Find the RAR file on the UIC website (contains two text files: positive words and negative words). Ths file is about halfway down the page, listed as “A list of English positive and negative opinion words or sentiment words”. Use the link below:

Save these files in your “data” folder.

# No code necessary; Save the files in your project's data folder.
#install.packages("textdata")

library(textdata)
## Warning: package 'textdata' was built under R version 4.4.3
#lexicon_bing()
lexicon_bing(dir="data/")
## # A tibble: 6,789 × 2
##    word        sentiment
##    <chr>       <chr>    
##  1 2-faced     negative 
##  2 2-faces     negative 
##  3 abnormal    negative 
##  4 abolish     negative 
##  5 abominable  negative 
##  6 abominably  negative 
##  7 abominate   negative 
##  8 abomination negative 
##  9 abort       negative 
## 10 aborted     negative 
## # ℹ 6,779 more rows

Step 1.2 - Create vectors

Create two vectors of words, one for the positive words and one for the negative words.

# Write your code below.
# Replace the path with the correct one for your system/project folder
positive_words <- scan("C:/Users/Alejandro/OneDrive/Documents/week7_Lab/data/bing/positive-words (2).txt", what = "character", comment.char = ";")
negative_words <- scan("C:/Users/Alejandro/OneDrive/Documents/week7_Lab/data/bing/negative-words (2).txt", what = "character", comment.char = ";")

Step 1.3 - Clean the files

Note that when reading in the word files, there might be lines at the start and/or the end that will need to be removed (i.e. you should clean your dataset).

# Write your code below.

# Remove NA values first
positive_words <- positive_words[!is.na(positive_words)]
negative_words <- negative_words[!is.na(negative_words)]

# Convert to ASCII, replacing non-ASCII characters with ""
positive_words <- iconv(positive_words, from = "UTF-8", to = "ASCII//TRANSLIT", sub = "")
negative_words <- iconv(negative_words, from = "UTF-8", to = "ASCII//TRANSLIT", sub = "")

# Then filter to alphabetic lowercase words only
positive_words <- positive_words[grepl("^[a-z]+$", positive_words)]
negative_words <- negative_words[grepl("^[a-z]+$", negative_words)]

Step 2: Process in the MLK speech

Text is stored in many different formats, such as TXT, CSV, HTML, and JSON. In this lab, you are going to experience how to “parse HTML” for text analysis.

Step 2.1 - Find and read in the file.

Find MLK’s speech on the AnalyticTech website.

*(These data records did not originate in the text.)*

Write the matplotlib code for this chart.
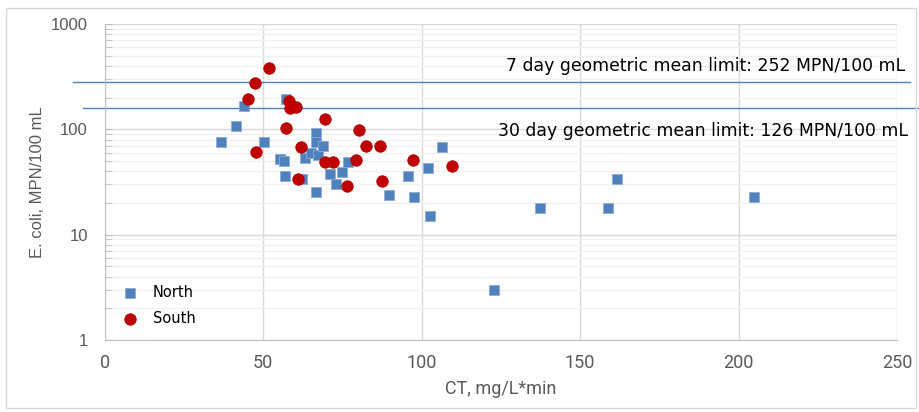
import matplotlib
matplotlib.use("Agg")
import matplotlib.pyplot as plt
import matplotlib.transforms as mtransforms
from matplotlib.patches import Rectangle
from matplotlib.ticker import FixedLocator, LogLocator, NullFormatter

# North samples: CT (mg/L*min) and E. coli (MPN/100 mL)
north_ct = [36.6, 41.3, 43.9, 50.2, 55.4, 56.5, 56.8, 57.2, 62.4, 63.1,
            65.2, 66.8, 66.8, 67.3, 68.9, 66.6, 71.2, 72.9, 75.0, 76.8,
            89.7, 95.7, 97.5, 102.0, 102.8, 106.3, 123.0, 137.4, 158.8, 161.7,
            204.9]
north_ec = [75, 108, 166, 75, 52, 50, 36, 193, 33.5, 53,
            59, 92, 76, 57, 69, 25.4, 38, 30, 39.5, 49,
            24, 36, 23, 43, 15, 68, 3, 18, 18, 34,
            23]

# South samples
south_ct = [51.9, 47.5, 45.4, 58.2, 58.4, 60.5, 57.2, 62.1, 47.7, 69.4,
            69.4, 72.1, 61.0, 76.6, 79.3, 80.2, 82.6, 86.9, 97.3, 109.7,
            87.5]
south_ec = [385, 277, 193, 186, 158, 162, 104, 68, 61, 125,
            49, 49, 33.5, 29, 51, 99, 69, 70, 51, 45,
            32]

# limit lines as drawn on the chart, with their captions
limit_levels = [281, 161]
limit_labels = ["7 day geometric mean limit: 252 MPN/100 mL",
                "30 day geometric mean limit: 126 MPN/100 mL"]

x_ticks = [0, 50, 100, 150, 200, 250]
y_ticks = [1, 10, 100, 1000]

narrow = ["Liberation Sans Narrow", "DejaVu Sans Condensed", "Roboto"]

W, H = 920, 412
fig = plt.figure(figsize=(W / 100, H / 100), dpi=100)
ax = fig.add_axes([104.6 / W, 1 - 340 / H, (897 - 104.6) / W, (340 - 24) / H])

ax.set_yscale("log")
ax.set_xlim(0, 250)
ax.set_ylim(1, 1000)

ax.xaxis.set_major_locator(FixedLocator(x_ticks))
ax.yaxis.set_major_locator(FixedLocator(y_ticks))
ax.yaxis.set_minor_locator(LogLocator(base=10, subs=range(2, 10)))
ax.yaxis.set_minor_formatter(NullFormatter())
ax.set_yticklabels([str(v) for v in y_ticks])

ax.grid(axis="x", which="major", color="#d9d9d9", lw=1)
ax.grid(axis="y", which="major", color="#d9d9d9", lw=1)
ax.grid(axis="y", which="minor", color="#f0f0f0", lw=1)
ax.set_axisbelow(True)

for s in ["top", "right"]:
    ax.spines[s].set_visible(False)
for s in ["left", "bottom"]:
    ax.spines[s].set_color("#bfbfbf")

ax.tick_params(axis="y", which="both", direction="in", length=5, color="#bfbfbf",
               labelsize=12, labelcolor="#595959", pad=12)
ax.tick_params(axis="x", length=0, pad=10, labelcolor="#595959")
for lab in ax.get_xticklabels():
    lab.set_fontfamily(narrow)
    lab.set_fontsize(13)
for lab in ax.get_yticklabels():
    lab.set_fontfamily("Liberation Sans")

ax.set_xlabel("CT, mg/L*min", fontfamily=narrow, fontsize=13,
              color="#595959", labelpad=6)
ax.set_ylabel("E. coli, MPN/100 mL", fontfamily="Liberation Sans", fontsize=12,
              color="#595959", labelpad=4)

ax.scatter(north_ct, north_ec, marker="s", s=50, color="#4f81bd",
           edgecolor="#8eacd3", linewidth=0.6, label="North", zorder=3)
ax.scatter(south_ct, south_ec, marker="o", s=68, color="#c00000",
           edgecolor="#b00000", linewidth=0.6, label="South", zorder=4)

# limit lines run a little past the plot area on both sides
trans = mtransforms.blended_transform_factory(ax.transAxes, ax.transData)
starts = [(73 - 104.6) / 792.4, (83 - 104.6) / 792.4]
ends = [(910 - 104.6) / 792.4, (920 - 104.6) / 792.4]
for lvl, x0, x1 in zip(limit_levels, starts, ends):
    ax.plot([x0, x1], [lvl, lvl], transform=trans, color="#4f81bd", lw=1,
            clip_on=False, zorder=2)

fig.text(905 / W, 1 - 66 / H, limit_labels[0], ha="right", va="center",
         fontsize=12.4, color="black")
fig.text(908 / W, 1 - 131 / H, limit_labels[1], ha="right", va="center",
         fontsize=12.4, color="black")

leg = ax.legend(loc="upper left", bbox_to_anchor=(0.006, 0.192), frameon=False,
                fontsize=10.5, labelspacing=0.75, handletextpad=0.6,
                borderaxespad=0)
for t in leg.get_texts():
    t.set_color("black")

# chart border
fig.patches.append(Rectangle((6 / W, 4 / H), 910 / W, 400 / H,
                             transform=fig.transFigure, fill=False,
                             edgecolor="#d9d9d9", lw=1))

fig.savefig("out.png", dpi=100)
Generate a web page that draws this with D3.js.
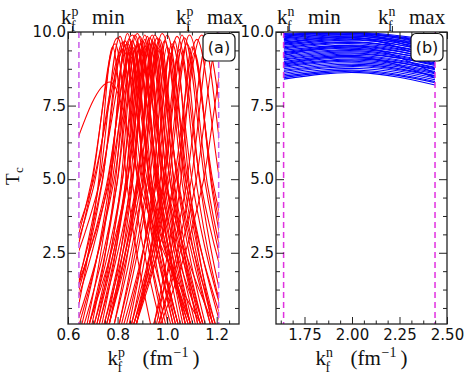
<!DOCTYPE html>
<html>
<head>
<meta charset="utf-8">
<script src="https://cdn.jsdelivr.net/npm/d3@7"></script>
<style>
body{margin:0;background:#fff;}
text{fill:#111;}
</style>
</head>
<body>
<script>
(function(){

//T axis shared by both panels
var tDomain = [0.08, 10];
var tMajor = [2.5, 5.0, 7.5, 10.0];
var tMinor = [0.625, 1.25, 1.875, 3.125, 3.75, 4.375, 5.625, 6.25, 6.875, 8.125, 8.75, 9.375];

//proton panel (a)
var pDomain = [0.6, 1.29];
var pRange = [0.644, 1.208];          //k_f^p min / max
var pMajor = [0.6, 0.8, 1.0, 1.2];
var pTopTicks = [0.616, 1.084];
//each curve: [left foot k, left half-max k, peak k, peak Tc, right half-max k, right foot k]
var redCurves = [
    [0.150, 0.534, 0.77, 8.30, 0.912, 1.142],
    [0.468, 0.698, 0.84, 9.60, 0.934, 1.088],
    [0.521, 0.694, 0.80, 9.80, 0.883, 1.017],
    [0.510, 0.702, 0.82, 9.40, 0.926, 1.099],
    [0.542, 0.696, 0.79, 9.60, 0.861, 0.976],
    [0.519, 0.730, 0.86, 9.90, 0.966, 1.139],
    [0.582, 0.736, 0.83, 9.70, 0.913, 1.047],
    [0.593, 0.727, 0.81, 9.85, 0.881, 0.996],
    [0.570, 0.762, 0.88, 9.50, 0.998, 1.190],
    [0.602, 0.756, 0.85, 9.30, 0.944, 1.098],
    [0.625, 0.721, 0.78, 9.50, 0.839, 0.935],
    [0.654, 0.769, 0.84, 9.95, 0.911, 1.026],
    [0.643, 0.777, 0.86, 9.70, 0.931, 1.046],
    [0.684, 0.799, 0.87, 9.90, 0.953, 1.087],
    [0.663, 0.797, 0.88, 9.60, 0.939, 1.035],
    [0.704, 0.819, 0.89, 9.85, 0.961, 1.076],
    [0.683, 0.817, 0.90, 9.70, 0.994, 1.148],
    [0.724, 0.839, 0.91, 9.90, 0.981, 1.096],
    [0.703, 0.837, 0.92, 9.50, 0.991, 1.106],
    [0.744, 0.859, 0.93, 9.80, 1.013, 1.147],
    [0.723, 0.857, 0.94, 9.90, 1.011, 1.126],
    [0.764, 0.879, 0.95, 9.60, 1.021, 1.136],
    [0.743, 0.877, 0.96, 9.80, 1.043, 1.177],
    [0.784, 0.899, 0.97, 9.40, 1.029, 1.125],
    [0.763, 0.897, 0.98, 9.95, 1.074, 1.228],
    [0.715, 0.811, 0.87, 9.40, 0.929, 1.025],
    [0.735, 0.831, 0.89, 9.60, 0.961, 1.076],
    [0.765, 0.861, 0.92, 9.85, 0.979, 1.075],
    [0.695, 0.791, 0.85, 9.75, 0.909, 1.005],
    [0.675, 0.771, 0.83, 9.55, 0.889, 0.985],
    [0.785, 0.881, 0.94, 9.70, 0.999, 1.095],
    [0.805, 0.901, 0.96, 9.50, 1.031, 1.146],
    [0.804, 0.919, 0.99, 9.70, 1.061, 1.176],
    [0.814, 0.929, 1.00, 9.90, 1.083, 1.217],
    [0.834, 0.949, 1.02, 9.60, 1.103, 1.237],
    [0.823, 0.957, 1.04, 9.85, 1.134, 1.288],
    [0.864, 0.979, 1.05, 9.40, 1.121, 1.236],
    [0.853, 0.987, 1.07, 9.80, 1.153, 1.287],
    [0.873, 1.007, 1.09, 9.90, 1.184, 1.338],
    [0.945, 1.041, 1.10, 9.50, 1.183, 1.317],
    [0.872, 1.026, 1.12, 9.75, 1.214, 1.368],
    [0.861, 1.034, 1.14, 9.90, 1.234, 1.388],
    [0.943, 1.077, 1.16, 9.60, 1.254, 1.408],
    [0.963, 1.097, 1.18, 9.95, 1.286, 1.459],
    [0.962, 1.116, 1.21, 9.80, 1.316, 1.489],
    [0.971, 1.144, 1.25, 9.70, 1.368, 1.560],
    [0.855, 0.951, 1.01, 9.30, 1.081, 1.196],
    [0.875, 0.971, 1.03, 9.70, 1.089, 1.185],
    [0.874, 0.989, 1.06, 9.90, 1.131, 1.246],
    [0.955, 1.051, 1.11, 9.30, 1.181, 1.296],
    [0.603, 0.737, 0.82, 9.65, 0.903, 1.037],
    [0.632, 0.786, 0.88, 9.95, 0.963, 1.097],
    [0.714, 0.829, 0.90, 9.40, 0.959, 1.055],
    [0.682, 0.836, 0.93, 9.60, 1.001, 1.116],
    [0.764, 0.879, 0.95, 9.90, 1.044, 1.198],
    [0.753, 0.887, 0.97, 9.75, 1.041, 1.156],
    [0.581, 0.754, 0.86, 9.50, 0.931, 1.046],
    [0.863, 0.997, 1.08, 9.60, 1.163, 1.297],
    [0.845, 0.941, 1.00, 9.50, 1.071, 1.186],
    [0.755, 0.851, 0.91, 9.75, 0.969, 1.065]
];

//neutron panel (b)
var nDomain = [1.6, 2.5];
var nRange = [1.64, 2.437];           //k_f^n min / max
var nMajor = [1.75, 2.0, 2.25, 2.5];
var nMinor = [1.625, 1.6875, 1.8125, 1.875, 1.9375, 2.0625, 2.125, 2.1875, 2.3125, 2.375, 2.4375];
var nTopTicks = [1.66, 2.21];
var blueK = [1.64, 2.04, 2.437];
//each band: Tc at blueK
var blueBands = [
    [9.95, 9.99, 9.72], [9.92, 9.97, 9.62], [9.90, 9.96, 9.68], [9.86, 9.95, 9.55],
    [9.85, 9.95, 9.20], [9.83, 9.93, 9.60], [9.80, 9.90, 9.48], [9.77, 9.90, 9.52],
    [9.74, 9.86, 9.42], [9.70, 9.85, 9.46], [9.66, 9.80, 9.36], [9.63, 9.78, 9.40],
    [9.60, 9.80, 9.00], [9.58, 9.74, 9.30], [9.55, 9.72, 9.33], [9.50, 9.66, 9.25],
    [9.46, 9.64, 9.22], [9.42, 9.60, 9.15], [9.38, 9.55, 9.18], [9.33, 9.52, 9.08],
    [9.30, 9.48, 9.10], [9.26, 9.44, 9.00], [9.22, 9.40, 9.05], [9.20, 9.50, 8.60],
    [9.17, 9.36, 8.95], [9.13, 9.32, 8.92], [9.08, 9.28, 8.86], [9.05, 9.25, 8.90],
    [9.00, 9.20, 8.80], [8.96, 9.16, 8.78], [8.92, 9.12, 8.72], [8.90, 9.15, 8.45],
    [8.88, 9.08, 8.75], [8.84, 9.04, 8.66], [8.80, 9.00, 8.62], [8.75, 8.95, 8.58],
    [8.70, 8.90, 8.52], [8.66, 8.86, 8.50], [8.60, 8.82, 8.44], [8.55, 8.76, 8.38],
    [8.50, 8.70, 8.32], [8.45, 8.66, 8.28], [8.40, 8.62, 8.20]
];

var yTop = 32, yBot = 324;
var serif = "'Liberation Serif', serif";
var sans = "'DejaVu Sans', sans-serif";

var svg = d3.select("body").append("svg")
    .attr("width", 470)
    .attr("height", 381);

var y = d3.scaleLinear().domain(tDomain).range([yBot, yTop]);

//k with sub f and a superscript
function kLabel(g, x0, base, fs, sup){
    g.append("text").attr("x", x0).attr("y", base)
        .style("font-family", serif).style("font-size", fs + "px").text("k");
    g.append("text").attr("x", x0 + 0.5 * fs).attr("y", base - 0.36 * fs)
        .style("font-family", serif).style("font-size", (0.66 * fs) + "px").text(sup);
    g.append("text").attr("x", x0 + 0.48 * fs).attr("y", base + 0.32 * fs)
        .style("font-family", serif).style("font-size", (0.66 * fs) + "px").text("f");
}

function drawPanel(p){
    var x = d3.scaleLinear().domain(p.domain).range([p.left, p.right]);
    var g = svg.append("g");

    //clip curves to the k range
    svg.append("clipPath").attr("id", "clip-" + p.id)
        .append("rect")
        .attr("x", x(p.kRange[0]))
        .attr("y", yTop)
        .attr("width", x(p.kRange[1]) - x(p.kRange[0]))
        .attr("height", yBot - yTop);

    var curves = g.append("g").attr("clip-path", "url(#clip-" + p.id + ")");
    curves.selectAll("path")
        .data(p.lines)
        .enter()
        .append("path")
        .attr("d", p.line.x(function(d){ return x(d[0]); }).y(function(d){ return y(d[1]); }))
        .attr("fill", "none")
        .attr("stroke", p.color)
        .attr("stroke-width", 1.1);

    //k min / max markers
    g.selectAll(".kline")
        .data(p.kRange)
        .enter()
        .append("line")
        .attr("x1", function(d){ return x(d); })
        .attr("x2", function(d){ return x(d); })
        .attr("y1", yTop)
        .attr("y2", yBot)
        .attr("stroke", p.dashColor)
        .attr("stroke-width", 1.5)
        .attr("stroke-dasharray", "6,4");

    //ticks, all inward
    g.append("g").attr("transform", "translate(0," + yBot + ")")
        .call(d3.axisBottom(x).tickValues(p.major).tickSize(-7).tickPadding(5)
            .tickFormat(p.fmt));
    g.append("g").attr("transform", "translate(0," + yBot + ")")
        .call(d3.axisBottom(x).tickValues(p.minor).tickSize(-3.5).tickFormat(""));
    g.append("g").attr("transform", "translate(0," + yTop + ")")
        .call(d3.axisTop(x).tickValues(p.major).tickSize(-7).tickFormat(""));
    g.append("g").attr("transform", "translate(0," + yTop + ")")
        .call(d3.axisTop(x).tickValues(p.minor).tickSize(-3.5).tickFormat(""));
    g.append("g").attr("transform", "translate(0," + yTop + ")")
        .call(d3.axisTop(x).tickValues(p.topTicks).tickSize(6).tickFormat(""));
    g.append("g").attr("transform", "translate(" + p.left + ",0)")
        .call(d3.axisLeft(y).tickValues(tMajor).tickSize(-8).tickPadding(2)
            .tickFormat(d3.format(".1f")));
    g.append("g").attr("transform", "translate(" + p.left + ",0)")
        .call(d3.axisLeft(y).tickValues(tMinor).tickSize(-4).tickFormat(""));
    g.append("g").attr("transform", "translate(" + p.right + ",0)")
        .call(d3.axisRight(y).tickValues(tMajor).tickSize(-8).tickFormat(""));
    g.append("g").attr("transform", "translate(" + p.right + ",0)")
        .call(d3.axisRight(y).tickValues(tMinor).tickSize(-4).tickFormat(""));

    g.selectAll(".domain").remove();
    g.selectAll(".tick line").attr("stroke", "#222").attr("stroke-width", 1);
    g.selectAll(".tick text").style("font-family", sans).style("font-size", "15px")
        .attr("fill", "#111");

    //frame
    g.append("rect")
        .attr("x", p.left).attr("y", yTop)
        .attr("width", p.right - p.left).attr("height", yBot - yTop)
        .attr("fill", "none").attr("stroke", "#222").attr("stroke-width", 1.3);

    //panel tag box
    g.append("rect")
        .attr("x", p.right - 36).attr("y", 33.5)
        .attr("width", 32).attr("height", 27.5)
        .attr("rx", 5)
        .attr("fill", "#fff").attr("stroke", "#111").attr("stroke-width", 1.2);
    g.append("text")
        .attr("x", p.right - 20).attr("y", 53)
        .attr("text-anchor", "middle")
        .style("font-family", sans).style("font-size", "16px")
        .text(p.tag);

    //top labels
    kLabel(g, p.minLabel, 24, 21, p.sup);
    g.append("text").attr("x", p.minLabel + 31).attr("y", 24)
        .style("font-family", serif).style("font-size", "21px").text("min");
    kLabel(g, p.maxLabel, 24, 21, p.sup);
    g.append("text").attr("x", p.maxLabel + 31).attr("y", 24)
        .style("font-family", serif).style("font-size", "21px").text("max");

    //bottom label  k_f (fm^-1)
    var x0 = (p.left + p.right) / 2 - 46;
    kLabel(g, x0, 365, 21, p.sup);
    g.append("text").attr("x", x0 + 35).attr("y", 365)
        .style("font-family", serif).style("font-size", "21px").text("(fm");
    g.append("text").attr("x", x0 + 66).attr("y", 357)
        .style("font-family", serif).style("font-size", "14px").text("\u22121");
    g.append("text").attr("x", x0 + 85).attr("y", 365)
        .style("font-family", serif).style("font-size", "21px").text(")");
}

//feet sit at Tc = 0, shoulders at half of the peak
var redLines = redCurves.map(function(c){
    return [[c[0], 0], [c[1], c[3] / 2], [c[2], c[3]], [c[4], c[3] / 2], [c[5], 0]];
});
var blueLines = blueBands.map(function(b){
    return blueK.map(function(k, i){ return [k, b[i]]; });
});

drawPanel({
    id: "a", tag: "(a)", left: 68, right: 239, domain: pDomain, kRange: pRange,
    major: pMajor,
    minor: d3.scaleLinear().domain(pDomain).ticks(14).filter(function(d){ return pMajor.indexOf(+d.toFixed(2)) < 0; }),
    topTicks: pTopTicks,
    fmt: d3.format(".1f"),
    lines: redLines, line: d3.line().curve(d3.curveMonotoneX),
    color: "#ff0000", dashColor: "#c85ce8",
    sup: "p", minLabel: 61, maxLabel: 176
});

drawPanel({
    id: "b", tag: "(b)", left: 276, right: 447, domain: nDomain, kRange: nRange,
    major: nMajor, minor: nMinor,
    topTicks: nTopTicks,
    fmt: d3.format(".2f"),
    lines: blueLines, line: d3.line().curve(d3.curveNatural),
    color: "#0000ff", dashColor: "#e030e0",
    sup: "n", minLabel: 277, maxLabel: 378
});

//y label T_c
var yl = svg.append("g").attr("transform", "translate(19,185) rotate(-90)");
yl.append("text").attr("x", 0).attr("y", 0)
    .style("font-family", serif).style("font-size", "19px").text("T");
yl.append("text").attr("x", 12).attr("y", 4)
    .style("font-family", serif).style("font-size", "13px").text("c");

})();
</script>
</body>
</html>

You can either read in the file using the XML package, or you can copy/paste the document into a TXT file.

Use the link below:

# Write your code below.
library(XML)
## Warning: package 'XML' was built under R version 4.4.3
# Read and parse the HTML document from the URL
url <- "http://www.analytictech.com/mb021/mlk.htm"
html_doc <- htmlParse(url)

# Extract the main speech text; looking for the text under <pre> tag (common for speeches)
speech_text <- xpathSApply(html_doc, "//pre", xmlValue)

# Collapse text if multiple lines to a single character string
speech_text <- paste(speech_text, collapse = " ")

# View the first 500 characters to confirm
cat(substr(speech_text, 1, 500))

Step 2.2 - Parse the files

If you choose to read the raw HTML using the XML package, you will need to parse the HTML object. For this exercise, we can split the HTML by the paragraph tag and then store the paragraphs inside a vector. The following code might help:

# Read and parse HTML file

doc.html = htmlTreeParse('http://www.analytictech.com/mb021/mlk.htm', 
                         useInternal = TRUE)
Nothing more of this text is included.